If you had to be an all-American boy to be an All-America basketball player, Jeff Judkins (above) would be a runaway selection. Charging out of some Jack Armstrong script, he was a prep all-stater in you-know-which-three-sports. Last August he raced halfway around the earth from the World University Games in Bulgaria to marry his high school sweetheart. He is very close to his relatives, no small feat because 94 of them attend his home games. An academic All-America, he still finds time to do a lot of church work. Judkins is loyal, reverent, true and blond. Denny Crum, who coached him in Sofia, took one look at Judkins and proclaimed, "He's almost too nice."

That is of some concern to Utah Coach Jerry Pimm, who says, "I see his unselfishness as basically a strength, but maybe he doesn't look for shots enough." Without looking, Judkins led the Western Athletic Conference in scoring the past two seasons, averaging 20.9 points a game and shooting 56% from the floor with few close-in baskets. One of his specialties is a pull-up 15-foot jumper from the corner. He can also work off screens and picks and has a nifty one-bounce move to the basket. But he is almost as much fun to watch without the ball—faking, blocking out, sliding into openings.
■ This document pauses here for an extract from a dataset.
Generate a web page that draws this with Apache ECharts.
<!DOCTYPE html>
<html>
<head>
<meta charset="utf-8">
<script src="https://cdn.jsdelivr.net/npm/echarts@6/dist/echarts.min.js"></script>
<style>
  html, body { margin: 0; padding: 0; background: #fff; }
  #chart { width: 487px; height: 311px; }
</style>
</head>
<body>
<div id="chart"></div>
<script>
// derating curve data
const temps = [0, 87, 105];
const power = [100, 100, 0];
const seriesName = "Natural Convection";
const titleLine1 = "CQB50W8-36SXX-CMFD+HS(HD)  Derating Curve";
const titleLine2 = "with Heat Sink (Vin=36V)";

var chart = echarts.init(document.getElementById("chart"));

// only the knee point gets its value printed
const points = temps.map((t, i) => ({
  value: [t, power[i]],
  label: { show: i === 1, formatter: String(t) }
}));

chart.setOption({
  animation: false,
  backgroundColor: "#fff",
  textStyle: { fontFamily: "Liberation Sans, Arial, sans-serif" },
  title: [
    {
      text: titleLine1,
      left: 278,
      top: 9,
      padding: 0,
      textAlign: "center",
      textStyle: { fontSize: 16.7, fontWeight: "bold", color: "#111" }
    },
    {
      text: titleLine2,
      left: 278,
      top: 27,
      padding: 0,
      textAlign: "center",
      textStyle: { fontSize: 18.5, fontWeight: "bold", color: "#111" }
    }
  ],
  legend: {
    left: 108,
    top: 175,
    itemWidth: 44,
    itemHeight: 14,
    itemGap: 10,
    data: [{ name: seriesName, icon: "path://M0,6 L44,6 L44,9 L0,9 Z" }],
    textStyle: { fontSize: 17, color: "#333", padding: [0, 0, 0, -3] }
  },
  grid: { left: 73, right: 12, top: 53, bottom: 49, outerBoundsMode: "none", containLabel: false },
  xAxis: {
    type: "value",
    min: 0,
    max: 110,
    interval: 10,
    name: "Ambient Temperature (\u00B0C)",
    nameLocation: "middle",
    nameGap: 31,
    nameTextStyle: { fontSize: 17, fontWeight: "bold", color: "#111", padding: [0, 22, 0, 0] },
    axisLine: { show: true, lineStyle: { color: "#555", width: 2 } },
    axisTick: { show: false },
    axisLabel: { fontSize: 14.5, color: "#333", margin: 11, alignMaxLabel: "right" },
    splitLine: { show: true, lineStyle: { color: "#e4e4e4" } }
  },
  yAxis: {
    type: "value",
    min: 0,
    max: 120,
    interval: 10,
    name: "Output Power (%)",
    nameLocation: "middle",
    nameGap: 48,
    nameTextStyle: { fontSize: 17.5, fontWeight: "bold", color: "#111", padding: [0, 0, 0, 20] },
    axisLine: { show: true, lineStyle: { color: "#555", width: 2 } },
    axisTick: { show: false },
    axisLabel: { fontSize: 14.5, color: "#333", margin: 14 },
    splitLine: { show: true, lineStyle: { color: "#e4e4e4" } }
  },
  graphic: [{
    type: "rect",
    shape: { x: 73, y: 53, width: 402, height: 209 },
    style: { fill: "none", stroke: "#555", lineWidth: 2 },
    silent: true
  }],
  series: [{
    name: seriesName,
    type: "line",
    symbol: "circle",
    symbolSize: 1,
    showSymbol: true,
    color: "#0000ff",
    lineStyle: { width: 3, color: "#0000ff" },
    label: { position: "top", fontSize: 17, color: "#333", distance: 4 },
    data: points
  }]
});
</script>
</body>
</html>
He flows like an unfurling ribbon.

Pimm, who has coached five other All-Americas, says the 6'6" Judkins is the most consistent. "He plays as well in practice as in games," Pimm says. "He's a very fine shooter, he rebounds well and he makes fewer than two turnovers a game."

Judkins may have to do even more this season, though the Utes have four regulars back from a team that won the WAC and lost by five points to Nevada-Las Vegas in the second round of the NCAAs. Two of Judkins' fellow starters—Buster Matheney and Greg Deane—were also double-figure scorers, and three freshmen—Tom Chambers, Scott Martin and Judkins' first cousin, Danny Vranes—were Most Valuable Players in their state all-star games. Judkins' brother Jay is another promising freshman. Sounds impressive. Ah, but what a void was left by the graduation of Jeff Jonas. "He was our playmaker and catalyst," says Pimm.

Though Donnie Rice or Michael Grey could start in Jonas' old spot, the ball-handling burden may fall on Judkins, who played some guard this summer. "I've always been the guy who moved without the ball," he says. "Now I've got to pick up some ball-handling and try to help replace Jonas." Says Pimm, "Judkins is the key." As only befits an all-American boy.